You are viewing a plain text version of this content. The canonical link for it is here.

Posted to user@tika.apache.org by Robert Neal Clayton <ro...@gmail.com> on 2018/06/18 17:13:15 UTC

Text extraction: locale handling?

Hello,

I’m getting started with Tika for the first time over the past few days, I’m running the latest (1.18) server jar and running some test PDFs through it for text extraction via CURL in a virtual machine.

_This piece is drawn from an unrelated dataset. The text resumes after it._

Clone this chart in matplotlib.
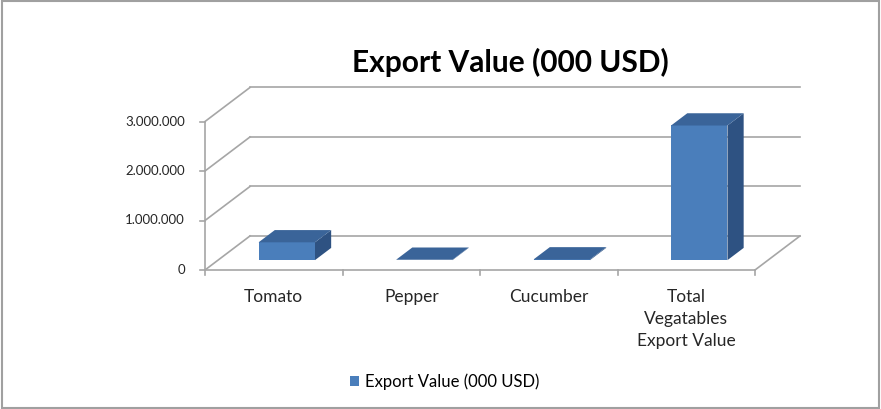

Consider the sample page here…

https://www.scribd.com/document/382021926/Extract <https://www.scribd.com/document/382021926/Extract>

This text was OCR’d by me with Tesseract 4.0 with an en_US-UTF8 locale on FreeBSD 11.1-RELEASE

Standard letter characters work fine with this, but if I extract text from a machine that is not using the same English UTF8 charset, I’ll get the following, for example on the line containing the word “triangulating”:

We have also
made quite a few selections with an eye to pairing or triangulating?^`^tfor exam-
ple, we chose the famous closing section on writing from Plato?^`^ys Phaedrus,

…because the default ASCII character sets don’t have the same apostrophe and/or emdash.

Which makes me consider possibilities and conundrums:

How do people handle multiple languages with say… bulk/automated extraction involving multiple languages?